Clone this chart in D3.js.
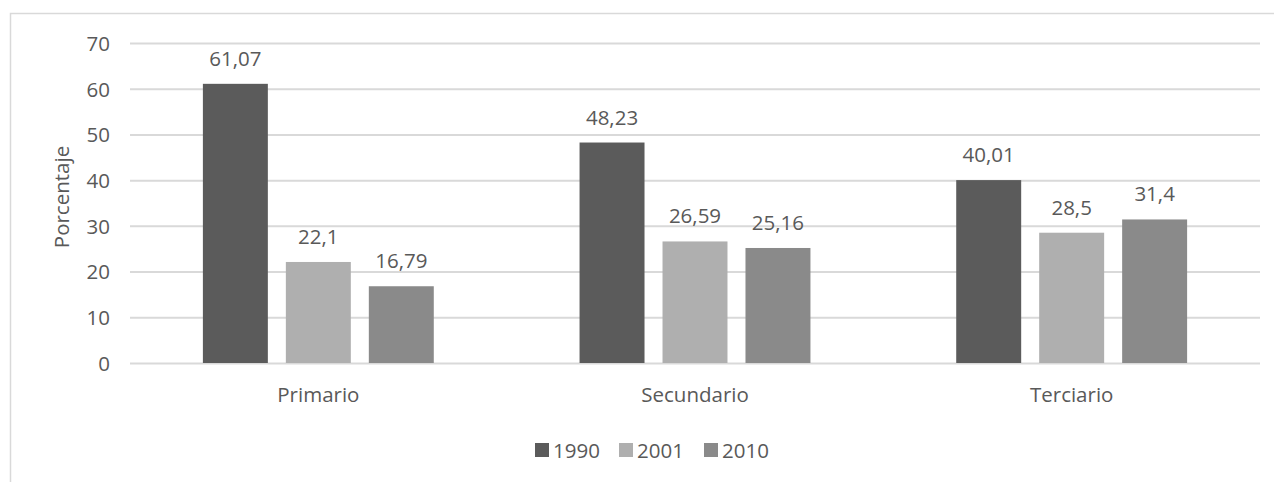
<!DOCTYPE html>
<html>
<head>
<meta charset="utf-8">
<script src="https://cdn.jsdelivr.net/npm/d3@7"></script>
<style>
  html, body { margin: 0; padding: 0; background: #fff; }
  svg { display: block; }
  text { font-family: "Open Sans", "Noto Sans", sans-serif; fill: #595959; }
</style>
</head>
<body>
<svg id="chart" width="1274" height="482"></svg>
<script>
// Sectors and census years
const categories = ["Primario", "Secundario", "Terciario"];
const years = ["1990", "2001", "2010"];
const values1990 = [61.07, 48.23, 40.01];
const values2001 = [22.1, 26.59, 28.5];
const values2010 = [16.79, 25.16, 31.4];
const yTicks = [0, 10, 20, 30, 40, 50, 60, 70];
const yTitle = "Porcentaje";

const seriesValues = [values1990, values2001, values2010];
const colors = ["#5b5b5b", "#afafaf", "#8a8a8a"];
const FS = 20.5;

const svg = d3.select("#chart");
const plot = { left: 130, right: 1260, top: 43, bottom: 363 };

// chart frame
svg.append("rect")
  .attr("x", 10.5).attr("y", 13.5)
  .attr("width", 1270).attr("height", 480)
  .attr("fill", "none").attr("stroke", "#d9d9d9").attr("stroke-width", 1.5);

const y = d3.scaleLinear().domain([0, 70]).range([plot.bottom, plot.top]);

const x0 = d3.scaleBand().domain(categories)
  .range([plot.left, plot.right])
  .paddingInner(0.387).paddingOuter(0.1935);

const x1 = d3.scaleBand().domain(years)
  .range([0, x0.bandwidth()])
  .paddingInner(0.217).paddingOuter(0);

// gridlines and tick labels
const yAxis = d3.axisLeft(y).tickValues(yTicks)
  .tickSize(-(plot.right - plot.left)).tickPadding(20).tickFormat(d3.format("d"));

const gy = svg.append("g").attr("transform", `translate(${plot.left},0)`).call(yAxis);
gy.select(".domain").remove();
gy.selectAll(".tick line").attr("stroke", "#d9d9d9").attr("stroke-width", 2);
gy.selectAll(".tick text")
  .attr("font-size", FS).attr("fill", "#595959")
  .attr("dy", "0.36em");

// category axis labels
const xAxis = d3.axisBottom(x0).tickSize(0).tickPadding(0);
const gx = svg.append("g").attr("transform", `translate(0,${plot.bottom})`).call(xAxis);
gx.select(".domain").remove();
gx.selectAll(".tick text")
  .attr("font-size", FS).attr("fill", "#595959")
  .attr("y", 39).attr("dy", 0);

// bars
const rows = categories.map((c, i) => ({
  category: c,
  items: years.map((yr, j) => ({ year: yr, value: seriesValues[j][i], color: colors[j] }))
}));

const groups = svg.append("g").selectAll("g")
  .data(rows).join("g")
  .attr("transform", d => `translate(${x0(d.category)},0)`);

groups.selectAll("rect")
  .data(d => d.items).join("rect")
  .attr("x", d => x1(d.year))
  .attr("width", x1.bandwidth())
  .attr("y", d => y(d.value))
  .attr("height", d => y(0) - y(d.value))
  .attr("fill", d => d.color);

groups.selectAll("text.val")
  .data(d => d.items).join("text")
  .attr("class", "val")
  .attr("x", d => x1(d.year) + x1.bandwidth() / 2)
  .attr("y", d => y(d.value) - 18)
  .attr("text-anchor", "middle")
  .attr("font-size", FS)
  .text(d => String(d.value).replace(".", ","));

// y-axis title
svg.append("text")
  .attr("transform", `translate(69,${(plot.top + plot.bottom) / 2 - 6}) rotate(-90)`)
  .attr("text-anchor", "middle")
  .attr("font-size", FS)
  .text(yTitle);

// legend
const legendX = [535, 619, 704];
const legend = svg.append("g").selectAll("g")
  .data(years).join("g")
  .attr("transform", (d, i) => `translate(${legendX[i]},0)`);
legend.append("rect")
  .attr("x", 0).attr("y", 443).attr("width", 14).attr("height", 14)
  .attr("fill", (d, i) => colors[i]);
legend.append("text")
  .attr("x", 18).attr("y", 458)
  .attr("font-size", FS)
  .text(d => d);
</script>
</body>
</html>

══════════════════════════════

Copy the material above exactly and drop the pictures.

**Problem solution:**
Clone this chart in D3.js.
<!DOCTYPE html>
<html>
<head>
<meta charset="utf-8">
<script src="https://cdn.jsdelivr.net/npm/d3@7"></script>
<style>
  html, body { margin: 0; padding: 0; background: #fff; }
  svg { display: block; }
  text { font-family: "Open Sans", "Noto Sans", sans-serif; fill: #595959; }
</style>
</head>
<body>
<svg id="chart" width="1274" height="482"></svg>
<script>
// Sectors and census years
const categories = ["Primario", "Secundario", "Terciario"];
const years = ["1990", "2001", "2010"];
const values1990 = [61.07, 48.23, 40.01];
const values2001 = [22.1, 26.59, 28.5];
const values2010 = [16.79, 25.16, 31.4];
const yTicks = [0, 10, 20, 30, 40, 50, 60, 70];
const yTitle = "Porcentaje";

const seriesValues = [values1990, values2001, values2010];
const colors = ["#5b5b5b", "#afafaf", "#8a8a8a"];
const FS = 20.5;

const svg = d3.select("#chart");
const plot = { left: 130, right: 1260, top: 43, bottom: 363 };

// chart frame
svg.append("rect")
  .attr("x", 10.5).attr("y", 13.5)
  .attr("width", 1270).attr("height", 480)
  .attr("fill", "none").attr("stroke", "#d9d9d9").attr("stroke-width", 1.5);

const y = d3.scaleLinear().domain([0, 70]).range([plot.bottom, plot.top]);

const x0 = d3.scaleBand().domain(categories)
  .range([plot.left, plot.right])
  .paddingInner(0.387).paddingOuter(0.1935);

const x1 = d3.scaleBand().domain(years)
  .range([0, x0.bandwidth()])
  .paddingInner(0.217).paddingOuter(0);

// gridlines and tick labels
const yAxis = d3.axisLeft(y).tickValues(yTicks)
  .tickSize(-(plot.right - plot.left)).tickPadding(20).tickFormat(d3.format("d"));

const gy = svg.append("g").attr("transform", `translate(${plot.left},0)`).call(yAxis);
gy.select(".domain").remove();
gy.selectAll(".tick line").attr("stroke", "#d9d9d9").attr("stroke-width", 2);
gy.selectAll(".tick text")
  .attr("font-size", FS).attr("fill", "#595959")
  .attr("dy", "0.36em");

// category axis labels
const xAxis = d3.axisBottom(x0).tickSize(0).tickPadding(0);
const gx = svg.append("g").attr("transform", `translate(0,${plot.bottom})`).call(xAxis);
gx.select(".domain").remove();
gx.selectAll(".tick text")
  .attr("font-size", FS).attr("fill", "#595959")
  .attr("y", 39).attr("dy", 0);

// bars
const rows = categories.map((c, i) => ({
  category: c,
  items: years.map((yr, j) => ({ year: yr, value: seriesValues[j][i], color: colors[j] }))
}));

const groups = svg.append("g").selectAll("g")
  .data(rows).join("g")
  .attr("transform", d => `translate(${x0(d.category)},0)`);

groups.selectAll("rect")
  .data(d => d.items).join("rect")
  .attr("x", d => x1(d.year))
  .attr("width", x1.bandwidth())
  .attr("y", d => y(d.value))
  .attr("height", d => y(0) - y(d.value))
  .attr("fill", d => d.color);

groups.selectAll("text.val")
  .data(d => d.items).join("text")
  .attr("class", "val")
  .attr("x", d => x1(d.year) + x1.bandwidth() / 2)
  .attr("y", d => y(d.value) - 18)
  .attr("text-anchor", "middle")
  .attr("font-size", FS)
  .text(d => String(d.value).replace(".", ","));

// y-axis title
svg.append("text")
  .attr("transform", `translate(69,${(plot.top + plot.bottom) / 2 - 6}) rotate(-90)`)
  .attr("text-anchor", "middle")
  .attr("font-size", FS)
  .text(yTitle);

// legend
const legendX = [535, 619, 704];
const legend = svg.append("g").selectAll("g")
  .data(years).join("g")
  .attr("transform", (d, i) => `translate(${legendX[i]},0)`);
legend.append("rect")
  .attr("x", 0).attr("y", 443).attr("width", 14).attr("height", 14)
  .attr("fill", (d, i) => colors[i]);
legend.append("text")
  .attr("x", 18).attr("y", 458)
  .attr("font-size", FS)
  .text(d => d);
</script>
</body>
</html>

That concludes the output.